I've made a port to the OWL platform, which is a bit different from other microcontroller targets in that it runs in user space, so there's an additional abstraction layer between hardware and interpreter. The purpose is to use it in the context of live coding and interactive realtime audio, typically as part of a Eurorack synth setup.
The processors used by OWL devices are STM32F4 and STM32H7 ARM Cortex M with 8Mbyte additional external RAM and Flash, and stereo codec.
Details of the draft version are here:
https://github.com/pingdynasty/micropyt ... l-port/owl
I'll try to detail some of the issues that have come up below.
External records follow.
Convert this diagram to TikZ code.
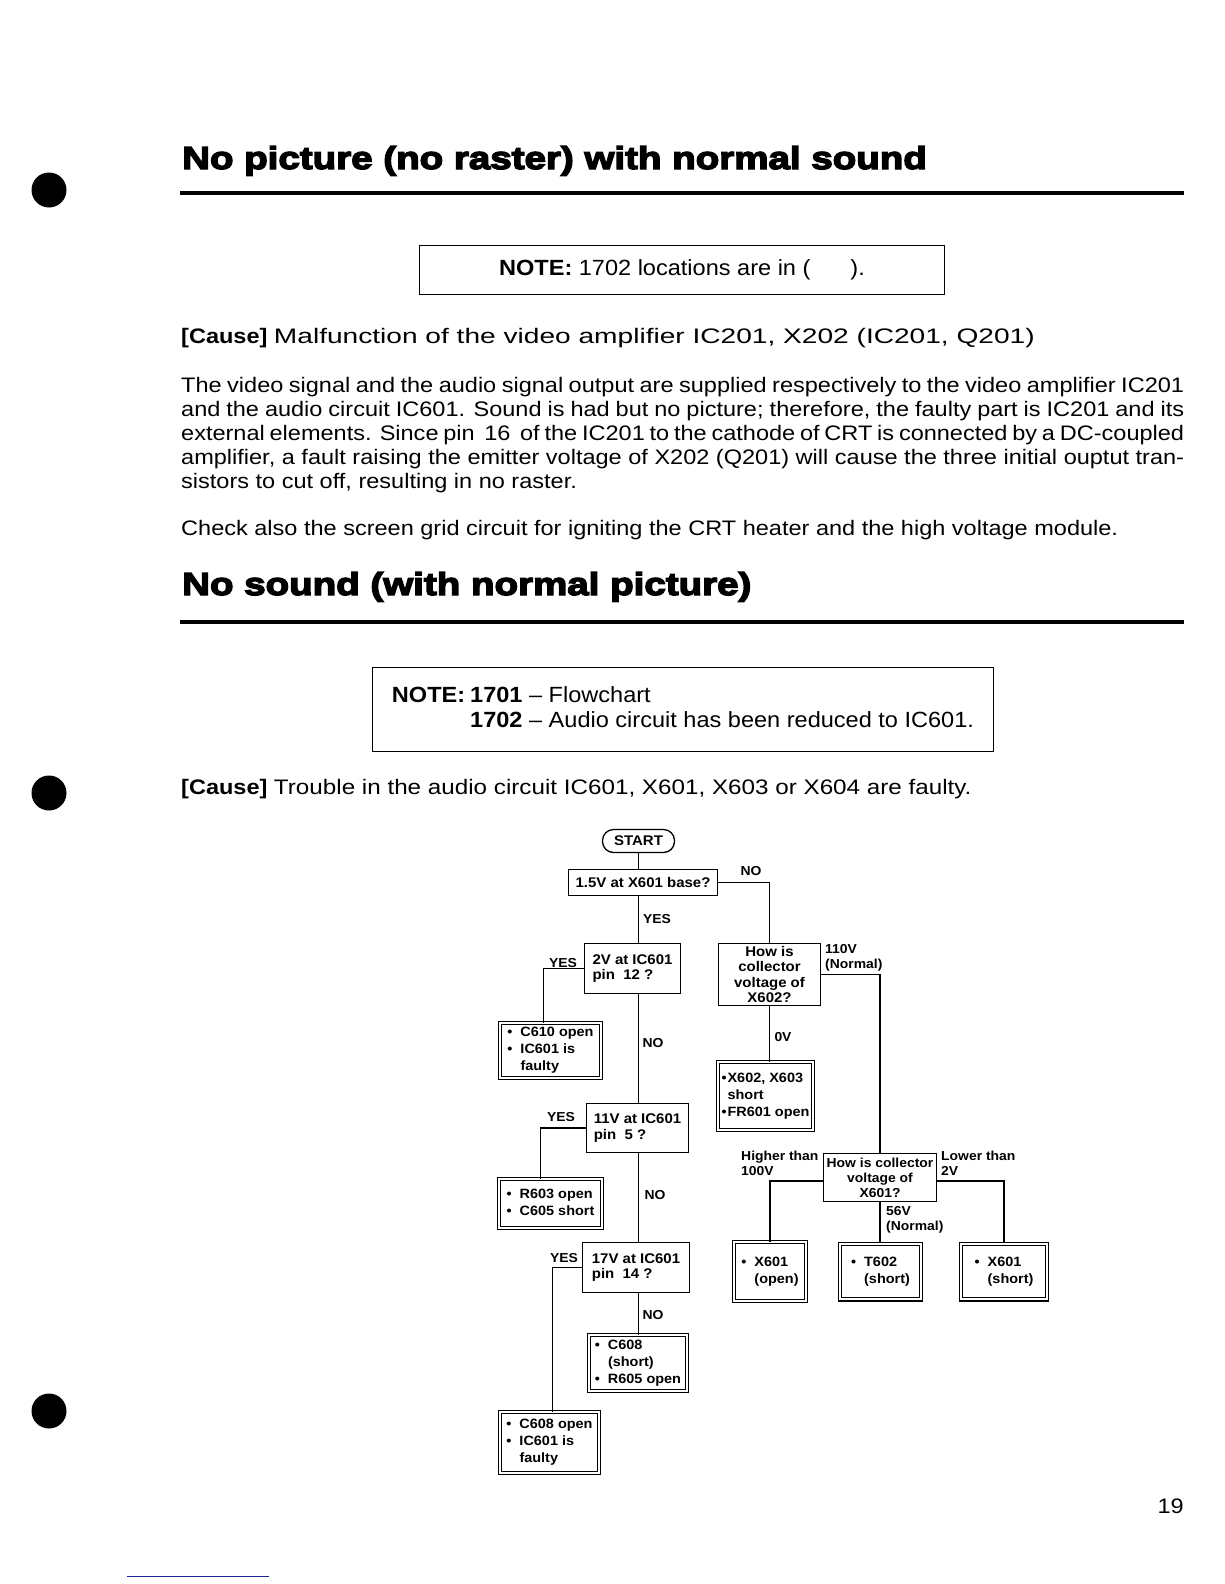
\documentclass[tikz,border=0pt]{standalone}
\usepackage{fontspec}
\setmainfont{Liberation Sans}[FakeStretch=1.07]
\newfontfamily\bodyfont{Liberation Sans}[FakeStretch=1.12]
\newfontfamily\headfont{Liberation Sans Bold}[FakeStretch=1.215,FakeBold=4.5]
\definecolor{linkblue}{RGB}{25,35,150}
\tikzset{
  head/.style={font=\headfont\fontsize{31.7}{36}\selectfont, inner sep=0pt},
  body/.style={font=\bodyfont\fontsize{21}{24}\selectfont, inner sep=0pt},
  notebox/.style={draw, line width=1.4pt, inner sep=0pt, font=\fontsize{22}{25}\selectfont},
  rulebar/.style={line width=4pt},
  qbox/.style={draw, line width=1.3pt, inner sep=0pt, align=left, font=\fontsize{14}{15.5}\selectfont\bfseries},
  fault/.style={draw, line width=1.1pt, double, double distance=2pt, inner sep=0pt, font=\fontsize{13.5}{17}\selectfont\bfseries},
  lbl/.style={inner sep=0pt, align=left, font=\fontsize{13}{15}\selectfont\bfseries},
  flow/.style={line width=1.2pt},
}
\begin{document}
\begin{tikzpicture}[x=1pt,y=-1pt]
\useasboundingbox (0,0) rectangle (1224,1584);
\fill[white] (0,0) rectangle (1224,1584);
\foreach \y in {190,793,1411} \fill (49,\y) circle (17.5pt);

\node[head, anchor=base west] (title1) at (182,169) {No picture (no raster) with normal sound};
\draw[rulebar] (180,193) -- (1184,193);
\node[notebox, minimum width=525pt, minimum height=49pt] (note1) at (682,270) {\raisebox{-3pt}{\textbf{NOTE:} 1702 locations are in (\hspace{40pt}).}};
\node[body, anchor=base west] (cause1) at (181,343) {\textbf{[Cause]} \scalebox{1.195}[1]{Malfunction of the video amplifier IC201, X202 (IC201, Q201)}};
\foreach \rowtext [count=\i] in {
  {The video signal and the audio signal output are supplied respectively to the video amplifier IC201},
  {and the audio circuit IC601. Sound is had but no picture; therefore, the faulty part is IC201 and its},
  {external elements. Since pin \ 16 \ of the IC201 to the cathode of CRT is connected by a DC-coupled},
  {amplifier, a fault raising the emitter voltage of X202 (Q201) will cause the three initial ouptut tran-}}
  \node[body, anchor=base west] (para\i) at (181,368+24*\i) {\makebox[1003pt][s]{\rowtext}};
\node[body, anchor=base west] (para5) at (181,488) {sistors to cut off, resulting in no raster.};
\node[body, anchor=base west] (check) at (181,535) {Check also the screen grid circuit for igniting the CRT heater and the high voltage module.};

\node[head, anchor=base west] (title2) at (182,595) {No sound (with normal picture)};
\draw[rulebar] (180,622) -- (1184,622);
\node[notebox, minimum width=621pt, minimum height=84pt] (note2) at (683,709.5) {\raisebox{-3.5pt}{\begin{tabular}{@{}l@{}l@{}}\textbf{NOTE:}\kern5pt&\textbf{1701} -- Flowchart\\&\textbf{1702} -- Audio circuit has been reduced to IC601.\end{tabular}}};
\node[body, anchor=base west] (cause2) at (181,794) {\textbf{[Cause]} \scalebox{1.03}[1]{Trouble in the audio circuit IC601, X601, X603 or X604 are faulty.}};

\node[qbox, rounded corners=11pt, minimum width=72pt, minimum height=23pt] (start) at (638.5,841) {START};
\node[qbox, minimum width=149pt, minimum height=26pt] (q1) at (643,882.5) {1.5V at X601 base?};
\node[qbox, minimum width=96pt, minimum height=50pt] (q2) at (632.5,968.5) {2V at IC601\\pin\ \ 12 ?};
\node[qbox, minimum width=102pt, minimum height=49pt] (q4) at (637.5,1128) {11V at IC601\\pin\ \ 5 ?};
\node[qbox, minimum width=107pt, minimum height=50pt] (q5) at (636,1267.5) {17V at IC601\\pin\ \ 14 ?};
\node[qbox, align=center, minimum width=102pt, minimum height=62pt] (q3) at (769.5,974.5) {How is\\collector\\voltage of\\X602?};
\node[qbox, align=center, font=\fontsize{13}{15}\selectfont\bfseries, minimum width=113pt, minimum height=48pt] (q6) at (880,1177.5) {How is collector\\voltage of\\X601?};

\node[fault, minimum width=100.8pt, minimum height=54.8pt] (c610) at (550.5,1050.5) {\begin{tabular}{@{}l@{\hspace{8pt}}l@{}}•&C610 open\\•&IC601 is\\&faulty\end{tabular}};
\node[fault, minimum width=102.8pt, minimum height=48.8pt] (r603) at (550.5,1203.5) {\begin{tabular}{@{}l@{\hspace{8pt}}l@{}}•&R603 open\\•&C605 short\end{tabular}};
\node[fault, minimum width=97.8pt, minimum height=55.8pt] (c608s) at (638,1363) {\begin{tabular}{@{}l@{\hspace{8pt}}l@{}}•&C608\\&(short)\\•&R605 open\end{tabular}};
\node[fault, minimum width=98.8pt, minimum height=60.8pt] (c608o) at (549.5,1442.5) {\begin{tabular}{@{}l@{\hspace{8pt}}l@{}}•&C608 open\\•&IC601 is\\&faulty\end{tabular}};
\node[fault, minimum width=94.8pt, minimum height=67.8pt] (x602) at (765.5,1096) {\begin{tabular}{@{}l@{\hspace{1pt}}l@{}}•&X602, X603\\&short\\•&FR601 open\end{tabular}};
\node[fault, minimum width=71.8pt, minimum height=58.8pt] (x601o) at (770,1271.5) {\begin{tabular}{@{}l@{\hspace{8pt}}l@{}}•&X601\\&(open)\end{tabular}};
\node[fault, minimum width=80.8pt, minimum height=55.8pt] (t602) at (880.5,1271.5) {\begin{tabular}{@{}l@{\hspace{8pt}}l@{}}•&T602\\&(short)\end{tabular}};
\node[fault, minimum width=85.8pt, minimum height=55.8pt] (x601s) at (1004,1271.5) {\begin{tabular}{@{}l@{\hspace{8pt}}l@{}}•&X601\\&(short)\end{tabular}};

\draw[flow] (start.south) -- (start.south |- q1.north);
\draw[flow] (q1.south -| start) -- (q2.north -| start);
\draw[flow] (q2.south -| start) -- (q4.north -| start);
\draw[flow] (q4.south -| start) -- (q5.north -| start);
\draw[flow] (q5.south -| start) -- (c608s.north -| start);
\draw[flow] (q1.east) -| (q3.north);
\draw[flow] (q2.west) -| ([xshift=-7pt]c610.north);
\draw[flow] (q4.west) -| ([xshift=-10pt]r603.north);
\draw[flow] (q5.west) -| ([xshift=3pt]c608o.north);
\draw[flow] (q3.south) -- (q3.south |- x602.north);
\draw[flow] (q3.east) -| (q6.north);
\draw[flow] ([yshift=-3.5pt]q6.west) -| (x601o.north);
\draw[flow] ([yshift=-3.5pt]q6.east) -| (x601s.north);
\draw[flow] (q6.south) -- (q6.south |- t602.north);

\foreach \x/\y/\word [count=\i] in {751/871/NO, 657/919/YES, 563/963/YES, 653/1043/NO, 561/1117/YES, 655/1195/NO, 564/1258/YES, 653/1315/NO, 783/1037/0V}
  \node[lbl] (ans\i) at (\x,\y) {\word};
\node[lbl, anchor=west] (v110) at (825,958) {110V\\(Normal)};
\node[lbl, anchor=west] (vhigh) at (741,1163) {Higher than\\100V};
\node[lbl, anchor=west] (vlow) at (941,1163) {Lower than\\2V};
\node[lbl, anchor=west] (v56) at (886,1220) {56V\\(Normal)};

\node[body, anchor=base east] (pageno) at (1184,1513) {19};
\draw[linkblue, line width=1pt] (127,1576) -- (269,1576);
\end{tikzpicture}
\end{document}
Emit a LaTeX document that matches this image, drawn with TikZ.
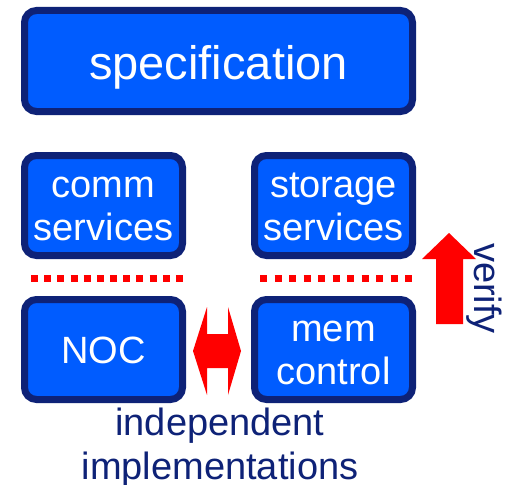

First up: I created an "owl" module for hardware specific control. I borrowed what I could from the stm32 port to keep some consistency. It would be great to get some feedback on this. Specifically the overloading of e.g. owl.parameter() for both getting and setting parameter values - would you consider it better (though wordier) to use owl.set_parameter() and owl.get_parameter()?
Second: As the purpose is realtime audio, it is important that the user can produce samples and control signals at sample and block rate, respectively. To this end I made the setter functions accept iterators as well as fixed values. Then the iterators are invoked at a rate that is internally clocked. This works fine for outputs, but for inputs I'm not sure how exactly to do it. I assume passing a callback function is the way to go. Are there any examples of this in existing ports that I could look at?
Third and last:
Performance when running at audio rate is frequently terrible, and I'd like to better understand why that is. An example:
Code: Select all
freq = 440
def saw():
ph = 0
while True:
yield ph
ph += (2 * freq) / 48000
if ph >= 1:
ph -= 2
owl.output(0, saw())
In comparison, iterating over an array uses only 6% CPU (including fixed block processing overheads):
Code: Select all
def cycle(p):
try:
len(p)
except TypeError:
cache = []
for i in p:
yield i
cache.append(i)
p = cache
while p:
yield from p
freq = 440
len = int(48000/freq)
a = [math.sin(2 * math.pi * x / len) for x in range(0, len)]
owl.output(0, cycle(a))
In the module implementation, I call `it = mp_getiter(obj)` once, and then invoke `mp_iternext(it)` for each output sample.
The benchmarking here is not very scientifc and the percentages should be taken with a grain of salt. But it is still a huge performance difference. Is it likely to be due to how the python code is compiled and interpreted, or how I use the C bindings? What can I do to get the first case performance to match the second one?